◆ **DIRECTIVE**
Every line below should be copied exactly; drop the pictures.

◆ **INFORMATION SHOWN**
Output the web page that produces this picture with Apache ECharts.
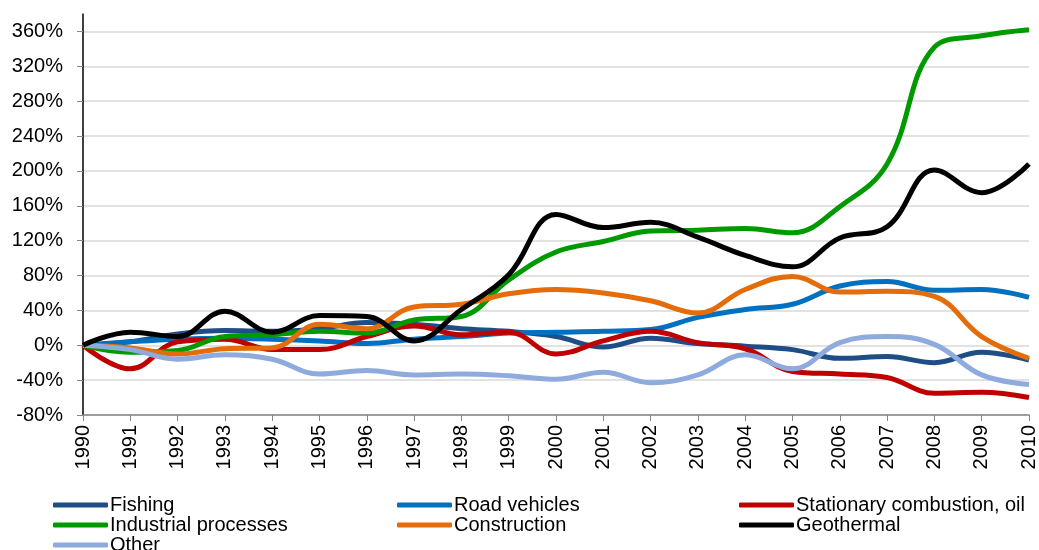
<!DOCTYPE html>
<html>
<head>
<meta charset="utf-8">
<script src="https://cdn.jsdelivr.net/npm/echarts@6/dist/echarts.min.js"></script>
<style>
  html, body { margin: 0; padding: 0; background: #fff; }
  #chart { width: 1039px; height: 550px; }
</style>
</head>
<body>
<div id="chart"></div>
<script>
var years = ["1990", "1991", "1992", "1993", "1994", "1995", "1996", "1997", "1998", "1999", "2000",
  "2001", "2002", "2003", "2004", "2005", "2006", "2007", "2008", "2009", "2010"];

var fishing = [0, 4, 13, 17, 16, 19, 26, 24, 19, 16, 10, -2, 8, 2, -1, -5, -15, -13, -20, -8, -17];
var roadVehicles = [0, 4, 7, 8, 7, 5, 2, 7, 10, 14, 15, 16, 18, 32, 41, 47, 68, 73, 63, 64, 55];
var stationaryOil = [0, -27, 4, 7, -5, -5, 10, 22, 12, 15, -10, 5, 16, 3, -4, -30, -33, -37, -55, -54, -60];
var industrial = [0, -8, -6, 10, 12, 16, 14, 29, 33, 75, 107, 119, 131, 132, 134, 129, 159, 208, 342, 355, 362];
var construction = [0, -3, -10, -4, -3, 24, 19, 44, 47, 59, 64, 60, 51, 37, 64, 79, 61, 62, 56, 10, -15];
var geothermal = [0, 15, 10, 39, 15, 34, 33, 5, 41, 81, 150, 135, 141, 124, 103, 90, 123, 136, 201, 175, 208];
var other = [0, -5, -16, -11, -16, -33, -29, -34, -33, -35, -39, -31, -43, -34, -11, -27, 3, 10, 1, -34, -45];

var font = "Liberation Sans, Arial, sans-serif";

function line(name, data, color) {
  return {
    name: name,
    type: "line",
    data: data,
    smooth: 0.4,
    symbol: "none",
    lineStyle: { color: color, width: 5 },
    itemStyle: { color: color }
  };
}

function legendCol(left, names) {
  return {
    orient: "vertical",
    left: left,
    top: 495,
    height: 90,
    data: names,
    icon: "roundRect",
    itemWidth: 55,
    itemHeight: 5,
    itemGap: 0,
    padding: 0,
    textStyle: { fontFamily: font, fontSize: 20, lineHeight: 19, color: "#000", padding: [0, 0, 0, -3] }
  };
}

var chart = echarts.init(document.getElementById("chart"));
chart.setOption({
  animation: false,
  grid: { left: 83, right: 9, top: 14, bottom: 135, containLabel: false },
  legend: [
    legendCol(53, ["Fishing", "Industrial processes", "Other"]),
    legendCol(397, ["Road vehicles", "Construction"]),
    legendCol(739, ["Stationary combustion, oil", "Geothermal"])
  ],
  xAxis: {
    type: "category",
    data: years,
    boundaryGap: false,
    axisLine: { onZero: false, lineStyle: { color: "#868686", width: 1.5 } },
    axisTick: { show: true, length: 6, lineStyle: { color: "#868686" } },
    axisLabel: { rotate: 90, fontFamily: font, fontSize: 20, color: "#000", margin: 10, interval: 0 }
  },
  yAxis: {
    type: "value",
    min: -80,
    max: 380,
    interval: 40,
    axisLine: { show: true, lineStyle: { color: "#000", width: 1.5 } },
    axisTick: { show: true, length: 6, lineStyle: { color: "#868686" } },
    axisLabel: {
      fontFamily: font, fontSize: 20, color: "#000", margin: 20,
      showMaxLabel: false,
      formatter: function (v) { return v > 360 ? "" : v + "%"; }
    },
    splitLine: { show: true, showMaxLine: false, lineStyle: { color: "#d9d9d9", width: 1.5 } }
  },
  series: [
    line("Fishing", fishing, "#1f4e86"),
    line("Road vehicles", roadVehicles, "#0070c0"),
    line("Stationary combustion, oil", stationaryOil, "#c00000"),
    line("Industrial processes", industrial, "#009a00"),
    line("Construction", construction, "#e46c0a"),
    line("Other", other, "#8faadc"),
    line("Geothermal", geothermal, "#000000")
  ]
});
</script>
</body>
</html>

◆ **ANSWER TO THE PROBLEM**
Output the web page that produces this picture with Apache ECharts.
<!DOCTYPE html>
<html>
<head>
<meta charset="utf-8">
<script src="https://cdn.jsdelivr.net/npm/echarts@6/dist/echarts.min.js"></script>
<style>
  html, body { margin: 0; padding: 0; background: #fff; }
  #chart { width: 1039px; height: 550px; }
</style>
</head>
<body>
<div id="chart"></div>
<script>
var years = ["1990", "1991", "1992", "1993", "1994", "1995", "1996", "1997", "1998", "1999", "2000",
  "2001", "2002", "2003", "2004", "2005", "2006", "2007", "2008", "2009", "2010"];

var fishing = [0, 4, 13, 17, 16, 19, 26, 24, 19, 16, 10, -2, 8, 2, -1, -5, -15, -13, -20, -8, -17];
var roadVehicles = [0, 4, 7, 8, 7, 5, 2, 7, 10, 14, 15, 16, 18, 32, 41, 47, 68, 73, 63, 64, 55];
var stationaryOil = [0, -27, 4, 7, -5, -5, 10, 22, 12, 15, -10, 5, 16, 3, -4, -30, -33, -37, -55, -54, -60];
var industrial = [0, -8, -6, 10, 12, 16, 14, 29, 33, 75, 107, 119, 131, 132, 134, 129, 159, 208, 342, 355, 362];
var construction = [0, -3, -10, -4, -3, 24, 19, 44, 47, 59, 64, 60, 51, 37, 64, 79, 61, 62, 56, 10, -15];
var geothermal = [0, 15, 10, 39, 15, 34, 33, 5, 41, 81, 150, 135, 141, 124, 103, 90, 123, 136, 201, 175, 208];
var other = [0, -5, -16, -11, -16, -33, -29, -34, -33, -35, -39, -31, -43, -34, -11, -27, 3, 10, 1, -34, -45];

var font = "Liberation Sans, Arial, sans-serif";

function line(name, data, color) {
  return {
    name: name,
    type: "line",
    data: data,
    smooth: 0.4,
    symbol: "none",
    lineStyle: { color: color, width: 5 },
    itemStyle: { color: color }
  };
}

function legendCol(left, names) {
  return {
    orient: "vertical",
    left: left,
    top: 495,
    height: 90,
    data: names,
    icon: "roundRect",
    itemWidth: 55,
    itemHeight: 5,
    itemGap: 0,
    padding: 0,
    textStyle: { fontFamily: font, fontSize: 20, lineHeight: 19, color: "#000", padding: [0, 0, 0, -3] }
  };
}

var chart = echarts.init(document.getElementById("chart"));
chart.setOption({
  animation: false,
  grid: { left: 83, right: 9, top: 14, bottom: 135, containLabel: false },
  legend: [
    legendCol(53, ["Fishing", "Industrial processes", "Other"]),
    legendCol(397, ["Road vehicles", "Construction"]),
    legendCol(739, ["Stationary combustion, oil", "Geothermal"])
  ],
  xAxis: {
    type: "category",
    data: years,
    boundaryGap: false,
    axisLine: { onZero: false, lineStyle: { color: "#868686", width: 1.5 } },
    axisTick: { show: true, length: 6, lineStyle: { color: "#868686" } },
    axisLabel: { rotate: 90, fontFamily: font, fontSize: 20, color: "#000", margin: 10, interval: 0 }
  },
  yAxis: {
    type: "value",
    min: -80,
    max: 380,
    interval: 40,
    axisLine: { show: true, lineStyle: { color: "#000", width: 1.5 } },
    axisTick: { show: true, length: 6, lineStyle: { color: "#868686" } },
    axisLabel: {
      fontFamily: font, fontSize: 20, color: "#000", margin: 20,
      showMaxLabel: false,
      formatter: function (v) { return v > 360 ? "" : v + "%"; }
    },
    splitLine: { show: true, showMaxLine: false, lineStyle: { color: "#d9d9d9", width: 1.5 } }
  },
  series: [
    line("Fishing", fishing, "#1f4e86"),
    line("Road vehicles", roadVehicles, "#0070c0"),
    line("Stationary combustion, oil", stationaryOil, "#c00000"),
    line("Industrial processes", industrial, "#009a00"),
    line("Construction", construction, "#e46c0a"),
    line("Other", other, "#8faadc"),
    line("Geothermal", geothermal, "#000000")
  ]
});
</script>
</body>
</html>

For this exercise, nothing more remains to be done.